> **Input material**:
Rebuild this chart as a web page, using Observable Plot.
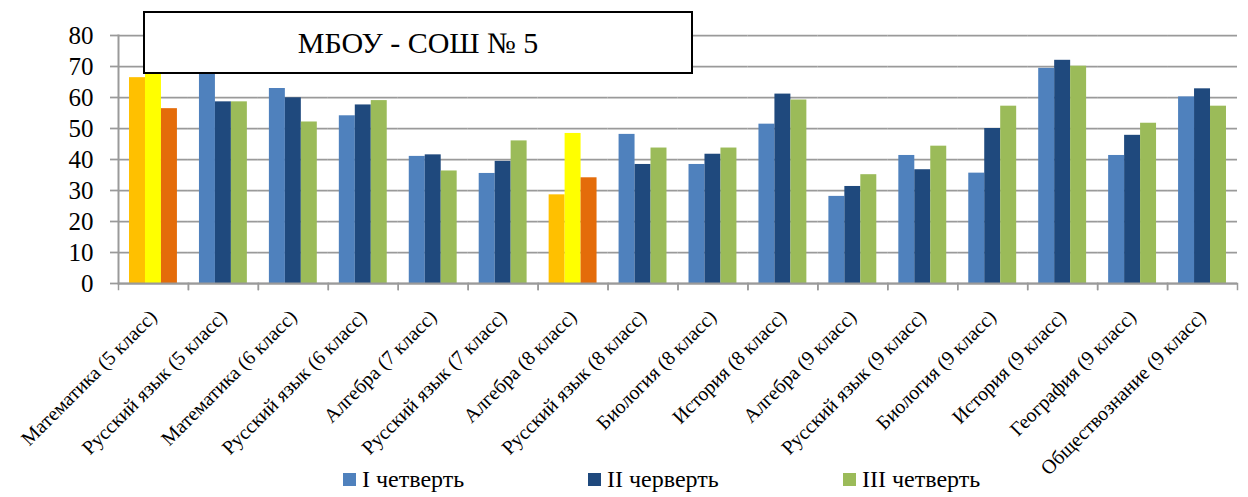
<!DOCTYPE html>
<html>
<head>
<meta charset="utf-8">
<script src="https://cdn.jsdelivr.net/npm/d3@7"></script>
<script src="https://cdn.jsdelivr.net/npm/@observablehq/plot@0.6"></script>
<style>
  html body #wrap, html body #wrap *, html body #wrap svg text, html body #wrap svg g { font-family: 'Liberation Serif', serif !important; }
</style>
</head>
<body style="margin:0;padding:0;background:#fff">
<div id="wrap" style="position:relative;width:1248px;height:497px;overflow:hidden;font-family:'Liberation Serif'"></div>
<script>
const categories = [
  "Математика (5 класс)", "Русский язык (5 класс)", "Математика (6 класс)", "Русский язык (6 класс)",
  "Алгебра (7 класс)", "Русский язык (7 класс)", "Алгебра (8 класс)", "Русский язык (8 класс)",
  "Биология (8 класс)", "История (8 класс)", "Алгебра (9 класс)", "Русский язык (9 класс)",
  "Биология (9 класс)", "История (9 класс)", "География (9 класс)", "Обществознание (9 класс)"
];
const seriesNames = ["I четверть", "II черверть", "III четверть"];
const q1 = [66.4, 68.5, 62.9, 54.1, 41.0, 35.5, 28.6, 48.1, 38.4, 51.4, 28.1, 41.3, 35.6, 69.4, 41.3, 60.2];
const q2 = [68.0, 58.6, 59.9, 57.6, 41.5, 39.4, 48.4, 38.4, 41.7, 61.1, 31.3, 36.7, 50.0, 72.0, 47.8, 62.8];
const q3 = [56.4, 58.6, 52.1, 59.0, 36.3, 46.0, 34.1, 43.7, 43.7, 59.2, 35.1, 44.3, 57.2, 70.1, 51.7, 57.2];
const seriesColors = ["#4F81BD", "#1F497D", "#9BBB59"];
const highlighted = ["Математика (5 класс)", "Алгебра (8 класс)"];
const highlightColors = ["#FFC000", "#FFFF00", "#E46C0A"];
const yTicks = [0, 10, 20, 30, 40, 50, 60, 70, 80];
const titleText = "МБОУ - СОШ № 5";

const seriesValues = [q1, q2, q3];
const rows = categories.flatMap((c, i) => seriesValues.map((arr, j) => ({
  category: c,
  series: seriesNames[j],
  value: arr[i],
  color: highlighted.includes(c) ? highlightColors[j] : seriesColors[j]
})));

const gray = "#9a9a9a";
const serif = "'Liberation Serif', serif";
const W = 1248, H = 497, mT = 35, mB = 214;

const chart = Plot.plot({
  width: W, height: H,
  marginLeft: 118, marginRight: 11, marginTop: mT, marginBottom: mB,
  fx: {domain: categories, padding: 0, round: false, label: null},
  x: {domain: seriesNames, paddingInner: 0, paddingOuter: 0.69, round: false, axis: null},
  y: {domain: [0, 80], label: null},
  color: {type: "identity"},
  style: {background: "white", color: "black", fontFamily: serif},
  marks: [
    Plot.gridY(yTicks, {stroke: gray, strokeOpacity: 1, strokeWidth: 1.75}),
    Plot.barY(rows, {fx: "category", x: "series", y: "value", fill: "color"}),
    Plot.ruleY([0], {stroke: gray, strokeWidth: 2}),
    Plot.frame({anchor: "left", facet: "super", stroke: gray, strokeWidth: 2}),
    Plot.frame({anchor: "left", insetTop: H - mT - mB, insetBottom: -6, stroke: gray, strokeWidth: 1.5}),
    Plot.frame({anchor: "right", insetTop: H - mT - mB, insetBottom: -6, stroke: gray, strokeWidth: 1.5}),
    Plot.axisY(yTicks, {tickSize: 8, tickPadding: 17, fontSize: 25, stroke: gray, strokeWidth: 1.75, fill: "black", label: null}),
    Plot.axisFx({anchor: "bottom", tickSize: 0, tickRotate: -45, tickPadding: 30, fontSize: 20, fill: "black", label: null})
  ]
});
chart.querySelectorAll("text, g").forEach(t => t.setAttribute("font-family", "Liberation Serif"));

const wrap = document.getElementById("wrap");
wrap.appendChild(chart);

const title = document.createElement("div");
Object.assign(title.style, {
  position: "absolute", left: "143px", top: "11px", width: "546px", height: "59px",
  border: "2px solid #000", background: "#fff", display: "flex", alignItems: "center",
  justifyContent: "center", fontSize: "30px", color: "#000", zIndex: "2"
});
title.textContent = titleText;
wrap.appendChild(title);

const legend = document.createElement("div");
Object.assign(legend.style, {
  position: "absolute", left: "343px", top: "466px", display: "flex", alignItems: "center",
  fontSize: "24px", lineHeight: "26px", color: "#000", zIndex: "2"
});
const itemWidths = ["245px", "255px", "auto"];
seriesNames.forEach((name, j) => {
  const item = document.createElement("div");
  Object.assign(item.style, {display: "flex", alignItems: "center", width: itemWidths[j]});
  const sw = document.createElement("span");
  Object.assign(sw.style, {width: "13px", height: "13px", marginRight: "6px", background: seriesColors[j], display: "inline-block"});
  const t = document.createElement("span");
  t.textContent = name;
  item.appendChild(sw);
  item.appendChild(t);
  legend.appendChild(item);
});
wrap.appendChild(legend);
</script>
</body>
</html>
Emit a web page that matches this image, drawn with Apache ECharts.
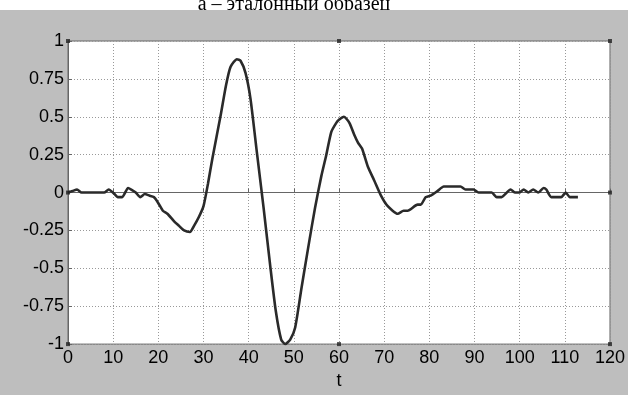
<!DOCTYPE html>
<html>
<head>
<meta charset="utf-8">
<script src="https://cdn.jsdelivr.net/npm/echarts@6/dist/echarts.min.js"></script>
<style>
  html, body { margin: 0; padding: 0; background: #fff; }
  #chart { width: 628px; height: 395px; }
</style>
</head>
<body>
<div id="chart"></div>
<script>
// signal: t and amplitude
var tValues = [0, 1, 2, 3, 8, 9, 10.3, 11, 12, 13.3, 14, 15, 16, 17, 18, 19, 20, 21, 22, 23.5,
    24.6, 25.7, 27, 27.9, 29, 30, 31, 32, 33.8, 35, 36, 37.4, 38.2, 39.3, 40.4, 41.8, 43.3, 44.8,
    46, 47.2, 48.1, 49.2, 50.3, 51.7, 53.2, 54.7, 56.1, 57.2, 58.3, 59.4, 60, 61.1, 62.3, 63.4,
    64.2, 65.1, 66.4, 67.8, 69.3, 70.8, 73, 74.3, 75.2, 77.4, 78.1, 79.2, 80.3, 81.8, 83.2, 86.9,
    88, 89.8, 90.9, 93.8, 94.9, 96, 98, 99, 99.9, 100.9, 101.9, 103, 104.1, 105.3, 105.9, 107,
    109.2, 110.2, 111.1, 112.9];
var signal = [0, 0.01, 0.02, 0, 0, 0.02, -0.01, -0.03, -0.03, 0.03, 0.02, 0, -0.03, -0.01, -0.02, -0.03, -0.07, -0.12, -0.14, -0.19,
    -0.22, -0.25, -0.26, -0.22, -0.16, -0.09, 0.06, 0.23, 0.51, 0.71, 0.83, 0.88, 0.87, 0.79, 0.62, 0.27, -0.1, -0.49,
    -0.78, -0.97, -1.0, -0.97, -0.89, -0.63, -0.36, -0.1, 0.11, 0.25, 0.4, 0.46, 0.48, 0.5, 0.46, 0.38,
    0.33, 0.29, 0.17, 0.08, -0.02, -0.09, -0.14, -0.12, -0.12, -0.08, -0.08, -0.03, -0.02, 0.01, 0.04, 0.04,
    0.02, 0.02, 0, 0, -0.03, -0.03, 0.02, 0, 0, 0.02, 0, 0.02, 0, 0.03, 0.02, -0.03,
    -0.03, 0, -0.03, -0.03];

// selection handles of the axes box
var handleX = [0, 60, 120, 0, 120, 0, 60, 120];
var handleY = [1, 1, 1, 0, 0, -1, -1, -1];

var titleText = 'а – эталонный образец';
var xName = 't';

var sans = 'Arial, "Liberation Sans", sans-serif';

var lineData = tValues.map(function (t, i) { return [t, signal[i]]; });
var handleData = handleX.map(function (x, i) { return [x, handleY[i]]; });

var chart = echarts.init(document.getElementById('chart'));

var option = {
    backgroundColor: '#bebebe',
    animation: false,
    graphic: [
        { type: 'rect', shape: { x: 0, y: 0, width: 628, height: 10 }, style: { fill: '#ffffff' }, z: 0 },
        {
            type: 'text', x: 294, y: 5, z: 0,
            style: {
                text: titleText, font: '20px "Liberation Serif", serif', fill: '#000',
                align: 'center', verticalAlign: 'middle'
            }
        },
        { type: 'rect', shape: { x: 0, y: 10, width: 628, height: 12 }, style: { fill: '#bebebe' }, z: 0 }
    ],
    grid: {
        left: 68, right: 14, top: 41, bottom: 50,
        show: true, backgroundColor: '#ffffff', borderColor: '#666', borderWidth: 1
    },
    xAxis: {
        type: 'value', min: 0, max: 120, interval: 10,
        name: xName, nameLocation: 'middle', nameGap: 26,
        nameTextStyle: { fontFamily: sans, fontSize: 18, color: '#000' },
        axisLine: { show: true, lineStyle: { color: '#666' } },
        axisTick: { show: true, inside: true, length: 4, lineStyle: { color: '#666' } },
        axisLabel: { fontFamily: sans, fontSize: 18, color: '#000', margin: 5 },
        splitLine: { show: true, lineStyle: { color: '#999', type: [1, 2], width: 1 } }
    },
    yAxis: {
        type: 'value', min: -1, max: 1, interval: 0.25,
        axisLine: { show: true, lineStyle: { color: '#666' } },
        axisTick: { show: true, inside: true, length: 4, lineStyle: { color: '#666' } },
        axisLabel: {
            fontFamily: sans, fontSize: 18, color: '#000', margin: 4,
            formatter: function (v) { return String(v); }
        },
        splitLine: { show: true, lineStyle: { color: '#999', type: [1, 2], width: 1 } }
    },
    series: [
        {
            type: 'line',
            data: lineData,
            showSymbol: false,
            smooth: 0.2,
            lineStyle: { color: '#2a2a2a', width: 2.6 },
            z: 3
        },
        {
            type: 'scatter',
            data: handleData,
            symbol: 'rect',
            symbolSize: 4,
            itemStyle: { color: '#222' },
            z: 4
        }
    ]
};

chart.setOption(option);
</script>
</body>
</html>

> **What the task requires**: Tally the lines of the preceding listing in which the word "this" appears; state nothing but the total.

> **Exercise output**: 2